Thanks @betanalpha and @jd_c for more comments and the case study link. It’s very nice to get help and feel like I’m making progress with this problem that bugged me for ages!

The patterns in the normal model now make much more sense, and I have a better idea about generally when a latent normal model is and isn’t appropriate. I think I read this passage from the hierarchical modelling case study before but it really hit home this time what a nice diagnostic method this is:

Visualizing the marginal posteriors for all of the individual parameters together like this is particular helpful for critiquing the assumption of a normal latent population model. In particular any outliers and clustering in the marginal posteriors would suggest that a more sophisticated latent model might be appropriate.

When I get time I will try:

Look for patterns in the margnial ability posteriors that indicate that the normal model is struggling to describe the population.

Try and get the prior in the generalised Pareto model to concentrate abilities appropriately.

Look for some richer data that would allow for predicting future at bats

I would argue these aren’t actually different – the relevant question is what population the hierarchy is modeling. One can use the hierarchy to model the selected population, which will likely require a non-normal population model. Alternatively one could use the hierarchal to model the latent, unselected population and then model the selection process between that population and the observed data. Indeed the former is essentially trying to model the marginal of the latter directly.

Both approaches are useful in practice. If one knows something about the selection process then they can model it directly, and if they aren’t then they can try to model the selected population more heuristically.

Interestingly the precise population model often doesn’t matter much because there usually aren’t enough individuals to really be able to resolve the population shape all that well. This is a somewhat exceptional circumstance where is data for so many individuals that one can really start saying precise things about that population and the default normal is likely to be less adequate.

Not sure if it will add anything for you in terms of the selection process, but I downloaded the last 5 years of MLB batting data from History of All Major League Baseball: National League, American League, Negro League and more | Baseball-Reference.com and put them in a dataset here. This has much more information, in addition to the at-bats and hits. Note that the years have quite varied number of players in the dataset, so hopefully it is comprehensive. Also, some players have zero or missing at-bats data. MLBdata.RData (243.1 KB)

Cool discussion, and thanks again for posting. I work mainly in health related fields, not sports, but your post got me thinking about populations that are tails of distributions. Seems useful.

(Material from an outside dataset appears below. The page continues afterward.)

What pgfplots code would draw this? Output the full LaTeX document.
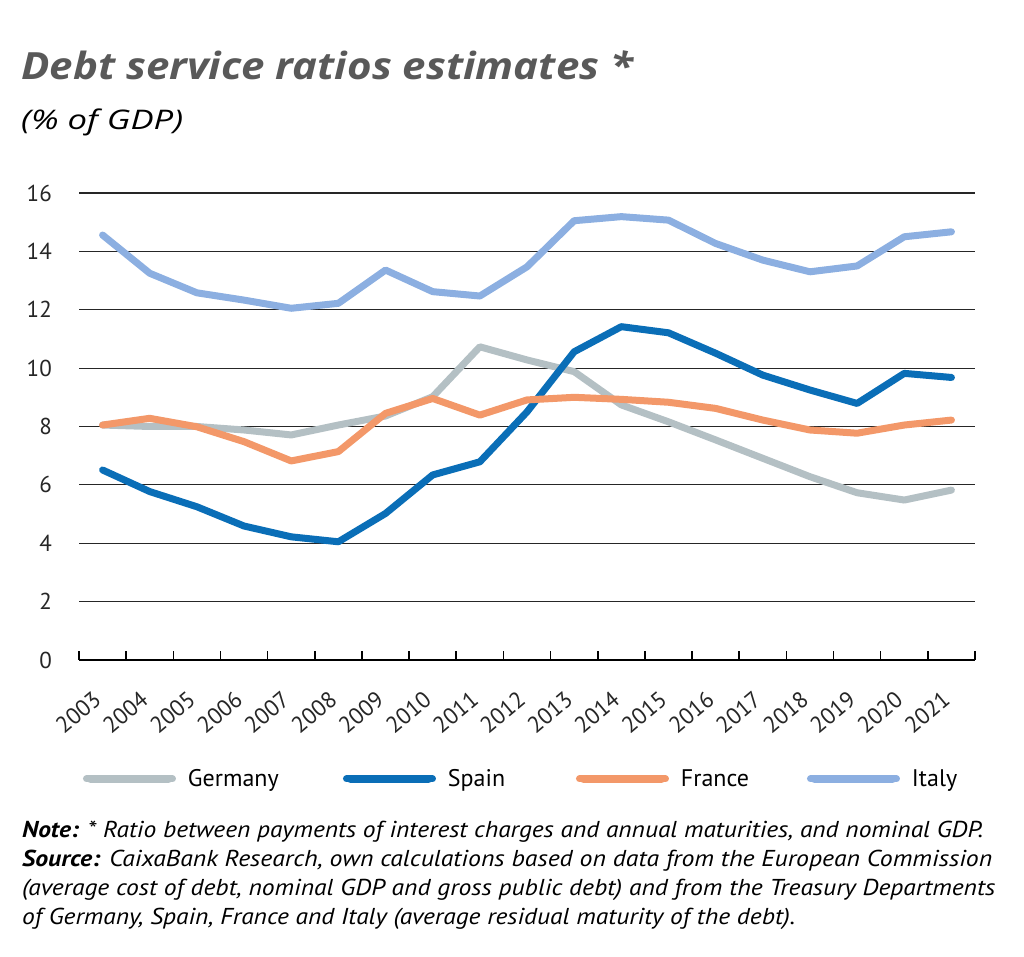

Just wanted to add to this sequence of posts: Given the temporal aspects of at-bats, have any of you considered modeling batting average as a function of time throughout the season?

Then, perhaps, the survival aspects of not getting enough at-bats could be modeled (i.e. if your average doesn’t stay high, then you drop off in time or something?)

In any case, modeling selection as a function of time is something I am currently thinking about, and I wondered if anything like an autoregressive beta-binomial model has been applied to this (these?) datasets?